The night the Building discovered her desire
The night the Building discovered her desire
This piece plunges the viewer into an eclectic, dreamlike corridor where the boundaries between the organic and the architectural have completely collapsed. The composition is defined by a narrow, perspective-driven hallway constructed of massive flat walls. The floor beneath is a deep, blood-red carpet that stretches endlessly toward a vanishing point, suggesting a path that is both inviting and perilous. Dominating the background, piercing through the architectural frame like a god in a cage, is the colossal, disembodied torso of a nude female figure. Rendered in muted browns, she is massive and static, her features obscured by the sheer scale of the painting. She dwells amongst a bruised, twilight blue sky, with a pale, cratered moon hovering in the distance, witnessing the scene with cold detachment. In the foreground, the red floor is fractured by a jagged, black fissure that snakes toward the center of the composition, a wound in the world itself. This crack is held together with gray duct tape, as if the ground is being rebuilt by a clumsy hand. In the midst, a random assortment of discarded items sits in between the walls; a dark tequila bottle, a small blue sphere, and a broken vodka bottle lying on its side.
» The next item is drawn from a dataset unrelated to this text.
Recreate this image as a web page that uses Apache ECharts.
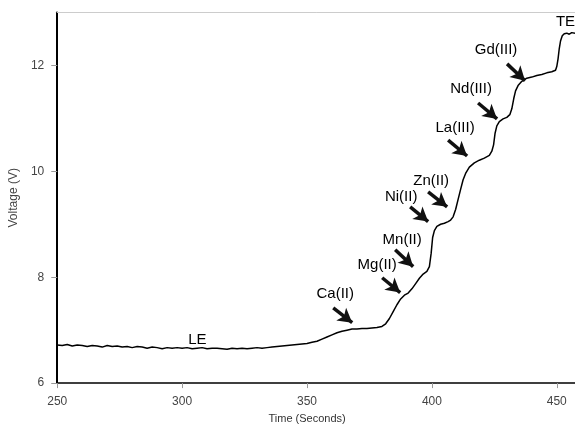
<!DOCTYPE html>
<html>
<head>
<meta charset="utf-8">
<script src="https://cdn.jsdelivr.net/npm/echarts@6/dist/echarts.min.js"></script>
<style>html,body{margin:0;padding:0;background:#fff;}#c{width:575px;height:429px;}</style>
</head>
<body>
<div id="c"></div>
<script>
// Time (s) and voltage (V) of the isotachophoresis trace
var times = [250,252,254,256,258,260,262,264,266,268,270,272,274,276,278,280,282,284,286,288,290,292,294,296,298,300,302,304,306,308,310,312,314,316,318,320,322,324,326,328,330,332,334,336,338,340,342,344,346,348,350,352,354,356,358,360,362,364,366,368,370,372,374,376,378,380,381.5,383,384.5,386,387.5,389,390.5,392,393.5,395,396.5,398,399,399.7,400.3,401,402,403.5,405,406.5,407.5,408.5,409.5,410.5,411.5,412.5,413.5,415,417,419,421,423,424,424.7,425.3,426,427,428.5,430,431.2,432,432.8,433.5,434.5,436,438,440,442,444,446,448,449.5,450,450.5,451,451.5,452.2,453,454,455,456,457.3];
var volts = [6.72,6.71,6.73,6.70,6.72,6.71,6.69,6.71,6.70,6.68,6.71,6.69,6.70,6.68,6.69,6.67,6.69,6.68,6.66,6.68,6.67,6.65,6.67,6.66,6.67,6.66,6.67,6.65,6.66,6.67,6.65,6.66,6.66,6.65,6.64,6.66,6.65,6.66,6.65,6.66,6.67,6.66,6.67,6.68,6.69,6.70,6.71,6.72,6.73,6.74,6.75,6.77,6.79,6.83,6.87,6.91,6.95,6.98,7.00,7.02,7.02,7.03,7.03,7.04,7.05,7.07,7.12,7.22,7.35,7.48,7.59,7.66,7.70,7.78,7.88,7.98,8.06,8.11,8.20,8.45,8.75,8.88,8.96,9.00,9.02,9.05,9.08,9.14,9.28,9.47,9.66,9.84,9.96,10.08,10.16,10.21,10.25,10.30,10.38,10.50,10.72,10.86,10.94,10.99,11.02,11.07,11.18,11.38,11.52,11.62,11.70,11.76,11.78,11.81,11.83,11.86,11.88,11.91,11.98,12.12,12.32,12.46,12.56,12.60,12.61,12.59,12.62,12.61];

// Zone labels: [time, voltage, text]
var labelNames = ['Ca(II)','Mg(II)','Mn(II)','Ni(II)','Zn(II)','La(III)','Nd(III)','Gd(III)','LE','TE'];
var labelX = [361.3,378.1,388.1,387.7,399.7,409.3,415.7,425.7,306.1,453.5];
var labelY = [7.69,8.24,8.71,9.52,9.82,10.82,11.56,12.29,6.82,12.82];

// Arrows: start (x1,y1) -> end (x2,y2) in data coords
var arrowX1 = [360.5,380.1,385.3,391.3,398.5,406.5,418.5,430.1];
var arrowY1 = [7.42,7.99,8.52,9.33,9.61,10.59,11.29,12.03];
var arrowX2 = [368.1,387.3,392.5,398.5,406.1,414.1,426.1,437.3];
var arrowY2 = [7.14,7.71,8.20,9.05,9.33,10.29,10.99,11.71];

var xTicks = [250,300,350,400,450];
var yTicks = [6,8,10,12];

var curve = times.map(function(t,i){return [t, volts[i]];});
var labels = labelNames.map(function(n,i){return {value:[labelX[i],labelY[i]], name:n};});
var arrows = arrowX1.map(function(x,i){return [{coord:[x,arrowY1[i]]},{coord:[arrowX2[i],arrowY2[i]]}];});

var chart = echarts.init(document.getElementById('c'));
chart.setOption({
  animation:false,
  backgroundColor:'#fff',
  grid:{left:57,right:0,top:12.5,bottom:45.5,containLabel:false},
  xAxis:[{
    type:'value',min:250,max:457.3,interval:50,
    name:'Time (Seconds)',nameLocation:'middle',nameGap:27,
    nameTextStyle:{fontFamily:'Liberation Sans',fontSize:11,color:'#333',padding:[0,18,0,0]},
    axisLine:{lineStyle:{color:'#000',width:1.5}},
    axisTick:{show:true,length:5,lineStyle:{color:'#999'},customValues:xTicks},
    axisLabel:{fontFamily:'Liberation Sans',fontSize:12,color:'#444',margin:13,customValues:xTicks},
    splitLine:{show:false}
  },{
    type:'value',position:'top',min:250,max:457.3,
    axisLine:{show:true,lineStyle:{color:'#ccc',width:1}},
    axisTick:{show:false},axisLabel:{show:false},splitLine:{show:false}
  }],
  yAxis:{
    type:'value',min:6,max:13,interval:2,
    name:'Voltage (V)',nameLocation:'middle',nameGap:37,
    nameTextStyle:{fontFamily:'Liberation Sans',fontSize:12,color:'#444'},
    axisLine:{show:true,lineStyle:{color:'#000',width:2}},
    axisTick:{show:true,length:6,lineStyle:{color:'#999'},customValues:yTicks},
    axisLabel:{fontFamily:'Liberation Sans',fontSize:12,color:'#444',margin:13,customValues:yTicks},
    splitLine:{show:false}
  },
  series:[{
    type:'line',data:curve,symbol:'none',smooth:false,
    lineStyle:{color:'#000',width:1.5},
    silent:true,
    markLine:{
      silent:true,symbol:['none','arrow'],symbolSize:[12,14],
      label:{show:false},
      lineStyle:{color:'#111',width:3.5,type:'solid'},
      emphasis:{disabled:true},
      data:arrows
    }
  },{
    type:'scatter',data:labels,symbolSize:1,itemStyle:{color:'rgba(0,0,0,0)'},silent:true,
    label:{show:true,position:'inside',formatter:function(p){return p.name;},
      fontFamily:'Liberation Sans',fontSize:15,color:'#000',opacity:1}
  }]
});
</script>
</body>
</html>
These mundane objects of sustenance and vice, contrast sharply with the monumental scale of the figure above. They are relics of a life lived in this surreal space, perhaps indulging or abandoned. On the right, a partial orange shape, resembling a fruit, sits on the floor, offering a splash of warm color that clashes with the cool blue sky. The entire scene feels like a memory distorted by time, a dream where the rules of physics and proportion have been abandoned. The viewer is forced to confront the absurdity of a world where a human torso is as large as a building, and where the ground is cracked and broken, yet still walkable. This is a visceral exploration of the subconscious, where the body is both a landscape and a prisoner. It challenges the viewer to navigate the space between the mundane and the monumental, to find meaning in the cracks and the shadows. It is a painting that demands to be felt rather than understood. The work invites the viewer to step into the corridor, to walk the red path, and to ask: who is watching us, and what are we watching?